Ritorniamo all’espressione della Lettera agli Ebrei che dice: “Pur essendo Figlio, imparò l’obbedienza da ciò che patì”. Il sacerdozio di Cristo comporta la sofferenza. Gesù ha veramente sofferto, e lo ha fatto per noi. Egli era il Figlio e non aveva bisogno di imparare l’obbedienza, ma noi sì, ne avevamo e ne abbiamo sempre bisogno. Perciò il Figlio ha assunto la nostra umanità e per noi si è lasciato “educare” nel crogiuolo della sofferenza, si è lasciato trasformare da essa, come il chicco di grano che per portare frutto deve morire nella terra. Attraverso questo processo Gesù è stato “reso perfetto”, in greco teleiotheis. Dobbiamo fermarci su questo termine, perché è molto significativo. Esso indica il compimento di un cammino, cioè proprio il cammino di educazione e trasformazione del Figlio di Dio mediante la sofferenza, mediante la passione dolorosa. E’ grazie a questa trasformazione che Gesù Cristo è diventato “sommo sacerdote” e può salvare tutti coloro che si affidano a Lui. Il termine teleiotheis, tradotto giustamente con “reso perfetto”, appartiene ad una radice verbale che, nella versione greca del Pentateuco, cioè i primi cinque libri della Bibbia, viene sempre usata per indicare la consacrazione degli antichi sacerdoti. Questa scoperta è assai preziosa, perché ci dice che la passione è stata per Gesù come una consacrazione sacerdotale. Egli non era sacerdote secondo la Legge, ma lo è diventato in maniera esistenziale nella sua Pasqua di passione, morte e risurrezione: ha offerto se stesso in espiazione e il Padre, esaltandolo al di sopra di ogni creatura, lo ha costituito Mediatore universale di salvezza.

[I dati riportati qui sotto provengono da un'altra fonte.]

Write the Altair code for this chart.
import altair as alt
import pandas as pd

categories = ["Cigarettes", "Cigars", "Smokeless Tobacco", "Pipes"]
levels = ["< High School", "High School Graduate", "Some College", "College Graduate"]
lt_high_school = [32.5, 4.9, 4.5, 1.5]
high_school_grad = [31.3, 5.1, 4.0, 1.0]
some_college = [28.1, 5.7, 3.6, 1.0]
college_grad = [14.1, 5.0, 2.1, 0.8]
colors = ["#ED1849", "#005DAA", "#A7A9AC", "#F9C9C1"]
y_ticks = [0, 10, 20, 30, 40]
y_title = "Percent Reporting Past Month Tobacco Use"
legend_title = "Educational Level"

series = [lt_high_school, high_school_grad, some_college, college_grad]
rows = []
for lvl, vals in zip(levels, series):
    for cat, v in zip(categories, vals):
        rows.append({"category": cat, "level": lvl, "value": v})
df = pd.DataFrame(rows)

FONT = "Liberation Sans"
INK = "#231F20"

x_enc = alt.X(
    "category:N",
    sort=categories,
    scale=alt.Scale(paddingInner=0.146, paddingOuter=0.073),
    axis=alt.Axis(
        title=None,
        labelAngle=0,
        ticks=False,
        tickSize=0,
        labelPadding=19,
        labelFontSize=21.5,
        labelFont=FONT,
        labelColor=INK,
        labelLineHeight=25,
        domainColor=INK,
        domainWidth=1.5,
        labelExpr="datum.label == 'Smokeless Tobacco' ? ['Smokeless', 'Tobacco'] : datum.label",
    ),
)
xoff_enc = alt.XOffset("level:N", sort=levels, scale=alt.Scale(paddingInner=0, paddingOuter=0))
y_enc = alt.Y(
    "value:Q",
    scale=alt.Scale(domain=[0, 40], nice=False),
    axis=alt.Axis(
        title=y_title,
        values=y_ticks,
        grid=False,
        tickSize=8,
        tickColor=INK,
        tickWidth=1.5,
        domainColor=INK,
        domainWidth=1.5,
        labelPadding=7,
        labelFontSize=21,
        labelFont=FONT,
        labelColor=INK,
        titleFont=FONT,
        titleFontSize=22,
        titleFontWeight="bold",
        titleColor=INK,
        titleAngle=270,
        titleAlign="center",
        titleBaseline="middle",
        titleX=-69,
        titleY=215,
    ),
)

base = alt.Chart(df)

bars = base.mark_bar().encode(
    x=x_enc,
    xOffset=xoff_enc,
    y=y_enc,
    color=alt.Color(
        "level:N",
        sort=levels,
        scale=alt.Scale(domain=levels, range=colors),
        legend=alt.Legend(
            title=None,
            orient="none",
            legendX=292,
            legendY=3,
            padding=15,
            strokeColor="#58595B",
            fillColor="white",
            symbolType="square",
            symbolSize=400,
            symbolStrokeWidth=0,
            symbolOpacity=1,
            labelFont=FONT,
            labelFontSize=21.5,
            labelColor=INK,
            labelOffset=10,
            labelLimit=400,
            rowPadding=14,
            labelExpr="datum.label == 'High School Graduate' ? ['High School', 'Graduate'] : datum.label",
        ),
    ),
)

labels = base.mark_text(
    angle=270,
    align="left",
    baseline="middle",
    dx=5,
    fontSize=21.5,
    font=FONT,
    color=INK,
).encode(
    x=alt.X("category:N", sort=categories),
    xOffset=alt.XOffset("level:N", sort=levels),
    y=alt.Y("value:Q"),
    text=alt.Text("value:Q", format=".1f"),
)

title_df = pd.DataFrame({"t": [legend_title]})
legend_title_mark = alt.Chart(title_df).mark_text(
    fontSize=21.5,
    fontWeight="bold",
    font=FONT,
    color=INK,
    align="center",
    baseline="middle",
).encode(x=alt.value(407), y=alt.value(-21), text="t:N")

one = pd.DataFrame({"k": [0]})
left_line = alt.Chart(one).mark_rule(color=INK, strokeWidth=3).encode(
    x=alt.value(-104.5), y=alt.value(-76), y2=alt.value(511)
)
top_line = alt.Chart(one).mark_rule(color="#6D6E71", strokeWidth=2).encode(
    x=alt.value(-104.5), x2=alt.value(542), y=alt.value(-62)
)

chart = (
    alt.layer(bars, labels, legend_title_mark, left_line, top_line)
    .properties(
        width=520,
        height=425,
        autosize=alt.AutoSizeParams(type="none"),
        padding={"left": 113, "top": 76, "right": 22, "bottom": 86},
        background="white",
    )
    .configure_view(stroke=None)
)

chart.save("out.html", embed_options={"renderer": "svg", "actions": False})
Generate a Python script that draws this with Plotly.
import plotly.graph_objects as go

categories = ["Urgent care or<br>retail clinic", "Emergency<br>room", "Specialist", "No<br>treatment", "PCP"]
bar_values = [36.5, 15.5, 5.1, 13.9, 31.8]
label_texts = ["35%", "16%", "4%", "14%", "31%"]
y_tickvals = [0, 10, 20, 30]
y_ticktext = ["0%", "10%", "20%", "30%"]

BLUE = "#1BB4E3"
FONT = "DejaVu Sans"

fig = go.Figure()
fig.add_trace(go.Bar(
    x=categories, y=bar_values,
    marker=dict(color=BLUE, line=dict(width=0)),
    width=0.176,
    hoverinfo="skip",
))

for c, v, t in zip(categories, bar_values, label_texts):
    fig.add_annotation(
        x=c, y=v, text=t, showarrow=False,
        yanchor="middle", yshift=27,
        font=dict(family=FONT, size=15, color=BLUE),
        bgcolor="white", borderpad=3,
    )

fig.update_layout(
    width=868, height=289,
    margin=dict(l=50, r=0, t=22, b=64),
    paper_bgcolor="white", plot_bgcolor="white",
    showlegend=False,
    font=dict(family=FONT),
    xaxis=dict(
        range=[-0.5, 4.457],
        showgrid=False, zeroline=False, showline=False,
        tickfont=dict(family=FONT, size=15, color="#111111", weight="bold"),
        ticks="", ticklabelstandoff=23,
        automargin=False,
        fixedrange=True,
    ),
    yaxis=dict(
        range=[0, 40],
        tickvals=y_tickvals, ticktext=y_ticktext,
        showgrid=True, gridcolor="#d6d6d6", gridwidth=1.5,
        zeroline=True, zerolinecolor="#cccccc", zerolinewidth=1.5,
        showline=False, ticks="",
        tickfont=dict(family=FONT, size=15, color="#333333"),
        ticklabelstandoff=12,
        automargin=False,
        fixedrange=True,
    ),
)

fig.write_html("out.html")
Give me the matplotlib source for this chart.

Ritorniamo, nella nostra meditazione, all’Eucaristia, che tra poco sarà al centro della nostra assemblea liturgica. In essa Gesù ha anticipato il suo Sacrificio, un Sacrificio non rituale, ma personale. Nell’Ultima Cena Egli agisce mosso da quello “spirito eterno” con il quale si offrirà poi sulla Croce (cfr Eb 9,14). Ringraziando e benedicendo, Gesù trasforma il pane e il vino. E’ l’amore divino che trasforma: l’amore con cui Gesù accetta in anticipo di dare tutto se stesso per noi. Questo amore non è altro che lo Spirito Santo, lo Spirito del Padre e del Figlio, che consacra il pane e il vino e muta la loro sostanza nel Corpo e nel Sangue del Signore, rendendo presente nel Sacramento lo stesso Sacrificio che si compie poi in modo cruento sulla Croce. Possiamo dunque concludere che Cristo è sacerdote vero ed efficace perché era pieno della forza dello Spirito Santo, era colmo di tutta la pienezza dell’amore di Dio, e questo proprio “nella notte in cui fu tradito”, proprio nell’“ora delle tenebre” (cfr Lc 22,53). E’ questa forza divina, la stessa che realizzò l’Incarnazione del Verbo, a trasformare l’estrema violenza e l’estrema ingiustizia in atto supremo d’amore e di giustizia. Questa è l’opera del sacerdozio di Cristo, che la Chiesa ha ereditato e prolunga nella storia, nella duplice forma del sacerdozio comune dei battezzati e di quello ordinato dei ministri, per trasformare il mondo con l’amore di Dio. Tutti, sacerdoti e fedeli, ci nutriamo della stessa Eucaristia, tutti ci prostriamo ad adorarLa, perché in essa è presente il nostro Maestro e Signore, è presente il vero Corpo di Gesù, Vittima e Sacerdote, salvezza del mondo. Venite, esultiamo con canti di gioia! Venite, adoriamo! Amen.